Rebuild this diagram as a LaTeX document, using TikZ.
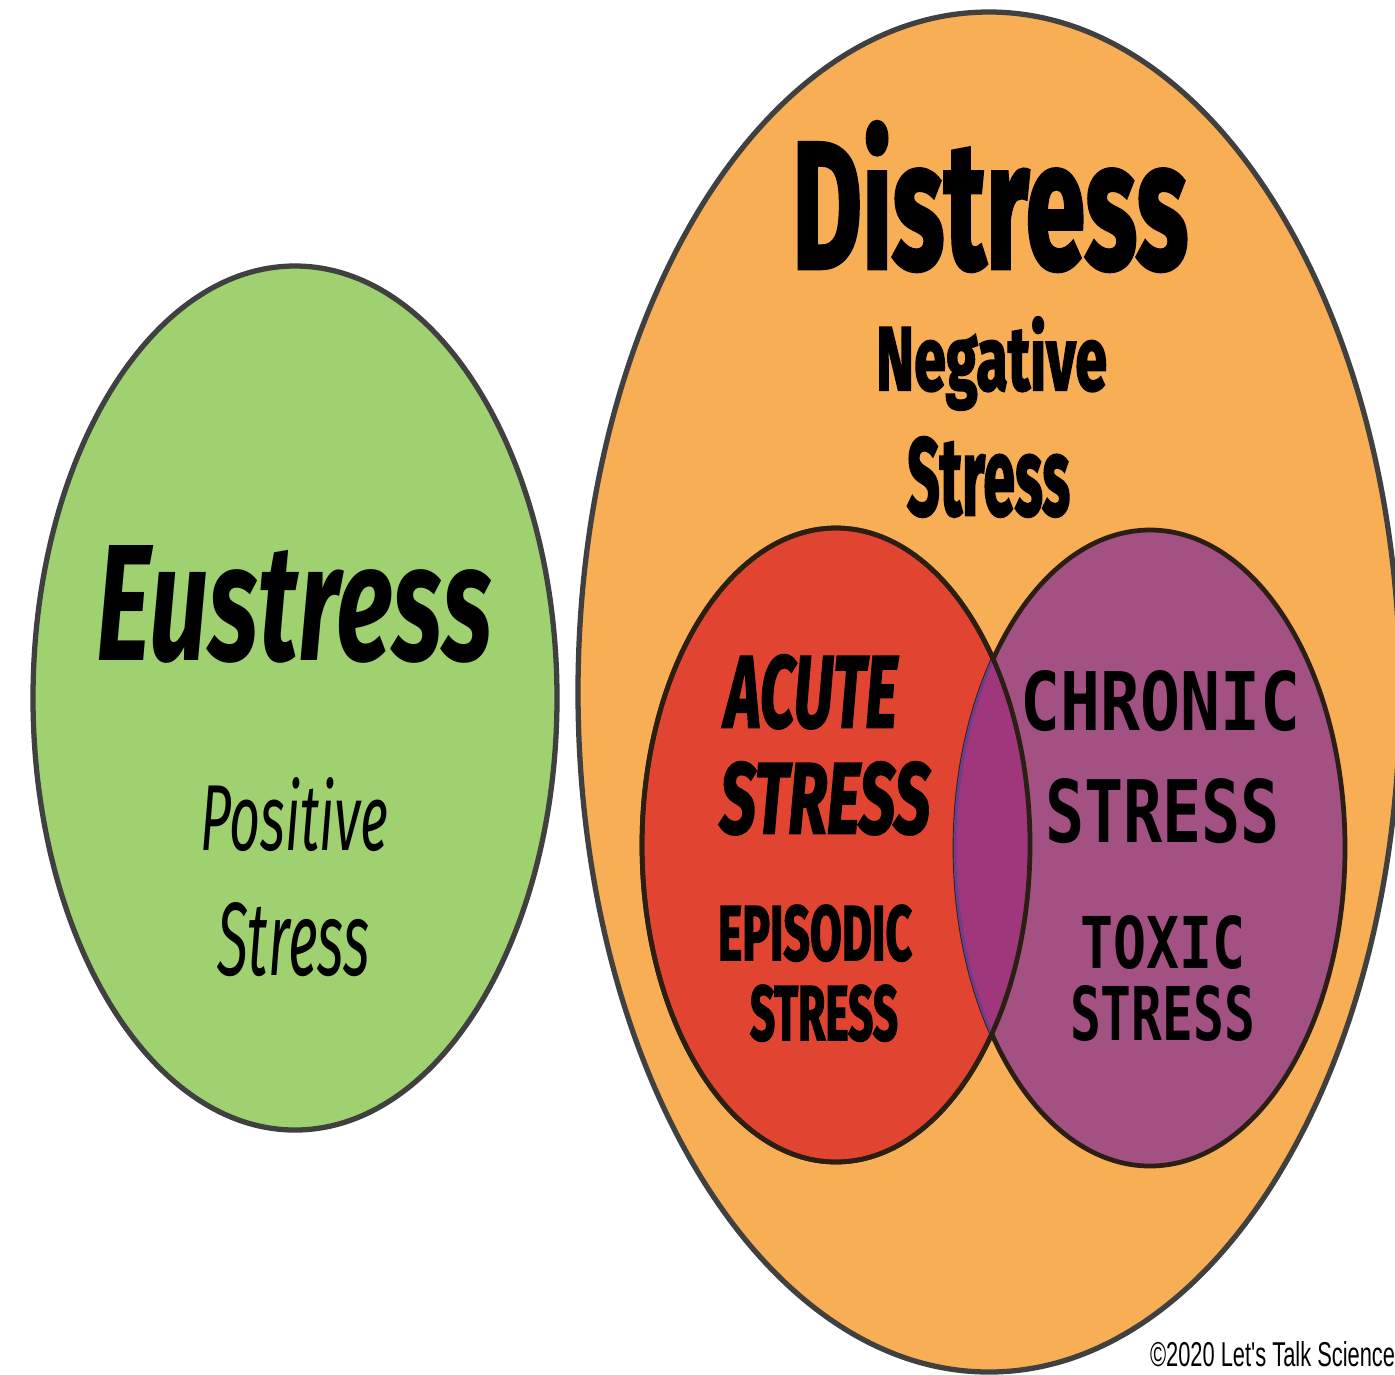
\documentclass[tikz,border=0pt]{standalone}
\usepackage{fontspec}
\usepackage{graphicx}
\usepackage{xcolor}
\usetikzlibrary{positioning}

\newfontfamily\heavyfont{Fira Sans}[BoldFeatures={FakeBold=2.5}, BoldItalicFeatures={FakeBold=2.5}]
\newfontfamily\handfont{Fira Sans}
\newfontfamily\brushfont{DejaVu Sans Mono}
\newfontfamily\notefont{Liberation Sans}

\newlength\pxu
\setlength\pxu{0.02cm}
\newcommand{\fitword}[3]{\resizebox{#1\pxu}{#2\pxu}{#3}}

\definecolor{eugreen}{HTML}{9FD171}
\definecolor{distorange}{HTML}{F7AE55}
\definecolor{acutered}{HTML}{E14431}
\definecolor{chronicpurple}{HTML}{A35083}
\definecolor{bothmagenta}{HTML}{A0377C}
\definecolor{botharc}{HTML}{6D3E8E}
\definecolor{rimgray}{HTML}{404040}
\definecolor{innerrim}{HTML}{2B1E12}

\begin{document}
\begin{tikzpicture}[
    x=0.02cm, y=-0.02cm,
    rim/.style={draw=rimgray, line width=3pt},
    innerrim/.style={draw=innerrim, line width=2.7pt},
    word/.style={anchor=base west, inner sep=0pt, outer sep=0pt}
]
    \useasboundingbox[fill=white] (0,0) rectangle (1395,1374);

    % Outer sets
    \filldraw[rim, fill=eugreen] (295,698) ellipse [x radius=262, y radius=432];
    \filldraw[rim, fill=distorange] (989,692) ellipse [x radius=411, y radius=680];

    % Acute and chronic sets
    \filldraw[innerrim, fill=acutered] (836,845) ellipse [x radius=194, y radius=317];
    \filldraw[innerrim, fill=chronicpurple] (1150,848) ellipse [x radius=195, y radius=318];
    \begin{scope}
        \clip (836,845) ellipse [x radius=194, y radius=317];
        \fill[bothmagenta] (1150,848) ellipse [x radius=195, y radius=318];
        \draw[botharc, line width=1.7pt] (1150,848) ellipse [x radius=195, y radius=318];
    \end{scope}
    \draw[innerrim] (836,845) ellipse [x radius=194, y radius=317];

    % Labels
    \node[word] (distress) at (792,268) {\fitword{396}{146}{\heavyfont\bfseries Distress}};
    \node[word] (negative) at (876,390) {\fitword{231}{73}{\heavyfont\bfseries Negative}};
    \node[word] (negstress) at (907,515) {\fitword{163}{78}{\heavyfont\bfseries Stress}};
    \node[word] (eustress) at (96,660) {\fitword{396}{115}{\handfont\bfseries\itshape Eustress}};
    \node[word] (positive) at (200,850) {\fitword{188}{73}{\handfont\itshape Positive}};
    \node[word] (posstress) at (217,975) {\fitword{153}{73}{\handfont\itshape Stress}};
    \node[word] (acute) at (725,727) {\fitword{172}{72}{\heavyfont\bfseries\itshape ACUTE}};
    \node[word] (acutestress) at (720,833) {\fitword{210}{71}{\heavyfont\bfseries\itshape STRESS}};
    \node[word] (episodic) at (718,960) {\fitword{194}{55}{\heavyfont\bfseries EPISODIC}};
    \node[word] (episodicstress) at (750,1040) {\fitword{148}{55}{\heavyfont\bfseries STRESS}};
    \node[word] (chronic) at (1020,730) {\fitword{280}{60}{\brushfont\bfseries CHRONIC}};
    \node[word] (chronicstress) at (1045,842) {\fitword{235}{64}{\brushfont\bfseries STRESS}};
    \node[word] (toxic) at (1080,968) {\fitword{165}{53}{\brushfont\bfseries TOXIC}};
    \node[word] (toxicstress) at (1070,1040) {\fitword{185}{55}{\brushfont\bfseries STRESS}};
    \node[word] (credit) at (1150,1366) {\fitword{245}{25}{\notefont ©2020 Let's Talk Science}};
\end{tikzpicture}
\end{document}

----------------------------------------

_TASK PROMPT_
Repeat the full listing above exactly, with no pictures in the copy.

_FINISHED ANSWER_
Rebuild this diagram as a LaTeX document, using TikZ.
\documentclass[tikz,border=0pt]{standalone}
\usepackage{fontspec}
\usepackage{graphicx}
\usepackage{xcolor}
\usetikzlibrary{positioning}

\newfontfamily\heavyfont{Fira Sans}[BoldFeatures={FakeBold=2.5}, BoldItalicFeatures={FakeBold=2.5}]
\newfontfamily\handfont{Fira Sans}
\newfontfamily\brushfont{DejaVu Sans Mono}
\newfontfamily\notefont{Liberation Sans}

\newlength\pxu
\setlength\pxu{0.02cm}
\newcommand{\fitword}[3]{\resizebox{#1\pxu}{#2\pxu}{#3}}

\definecolor{eugreen}{HTML}{9FD171}
\definecolor{distorange}{HTML}{F7AE55}
\definecolor{acutered}{HTML}{E14431}
\definecolor{chronicpurple}{HTML}{A35083}
\definecolor{bothmagenta}{HTML}{A0377C}
\definecolor{botharc}{HTML}{6D3E8E}
\definecolor{rimgray}{HTML}{404040}
\definecolor{innerrim}{HTML}{2B1E12}

\begin{document}
\begin{tikzpicture}[
    x=0.02cm, y=-0.02cm,
    rim/.style={draw=rimgray, line width=3pt},
    innerrim/.style={draw=innerrim, line width=2.7pt},
    word/.style={anchor=base west, inner sep=0pt, outer sep=0pt}
]
    \useasboundingbox[fill=white] (0,0) rectangle (1395,1374);

    % Outer sets
    \filldraw[rim, fill=eugreen] (295,698) ellipse [x radius=262, y radius=432];
    \filldraw[rim, fill=distorange] (989,692) ellipse [x radius=411, y radius=680];

    % Acute and chronic sets
    \filldraw[innerrim, fill=acutered] (836,845) ellipse [x radius=194, y radius=317];
    \filldraw[innerrim, fill=chronicpurple] (1150,848) ellipse [x radius=195, y radius=318];
    \begin{scope}
        \clip (836,845) ellipse [x radius=194, y radius=317];
        \fill[bothmagenta] (1150,848) ellipse [x radius=195, y radius=318];
        \draw[botharc, line width=1.7pt] (1150,848) ellipse [x radius=195, y radius=318];
    \end{scope}
    \draw[innerrim] (836,845) ellipse [x radius=194, y radius=317];

    % Labels
    \node[word] (distress) at (792,268) {\fitword{396}{146}{\heavyfont\bfseries Distress}};
    \node[word] (negative) at (876,390) {\fitword{231}{73}{\heavyfont\bfseries Negative}};
    \node[word] (negstress) at (907,515) {\fitword{163}{78}{\heavyfont\bfseries Stress}};
    \node[word] (eustress) at (96,660) {\fitword{396}{115}{\handfont\bfseries\itshape Eustress}};
    \node[word] (positive) at (200,850) {\fitword{188}{73}{\handfont\itshape Positive}};
    \node[word] (posstress) at (217,975) {\fitword{153}{73}{\handfont\itshape Stress}};
    \node[word] (acute) at (725,727) {\fitword{172}{72}{\heavyfont\bfseries\itshape ACUTE}};
    \node[word] (acutestress) at (720,833) {\fitword{210}{71}{\heavyfont\bfseries\itshape STRESS}};
    \node[word] (episodic) at (718,960) {\fitword{194}{55}{\heavyfont\bfseries EPISODIC}};
    \node[word] (episodicstress) at (750,1040) {\fitword{148}{55}{\heavyfont\bfseries STRESS}};
    \node[word] (chronic) at (1020,730) {\fitword{280}{60}{\brushfont\bfseries CHRONIC}};
    \node[word] (chronicstress) at (1045,842) {\fitword{235}{64}{\brushfont\bfseries STRESS}};
    \node[word] (toxic) at (1080,968) {\fitword{165}{53}{\brushfont\bfseries TOXIC}};
    \node[word] (toxicstress) at (1070,1040) {\fitword{185}{55}{\brushfont\bfseries STRESS}};
    \node[word] (credit) at (1150,1366) {\fitword{245}{25}{\notefont ©2020 Let's Talk Science}};
\end{tikzpicture}
\end{document}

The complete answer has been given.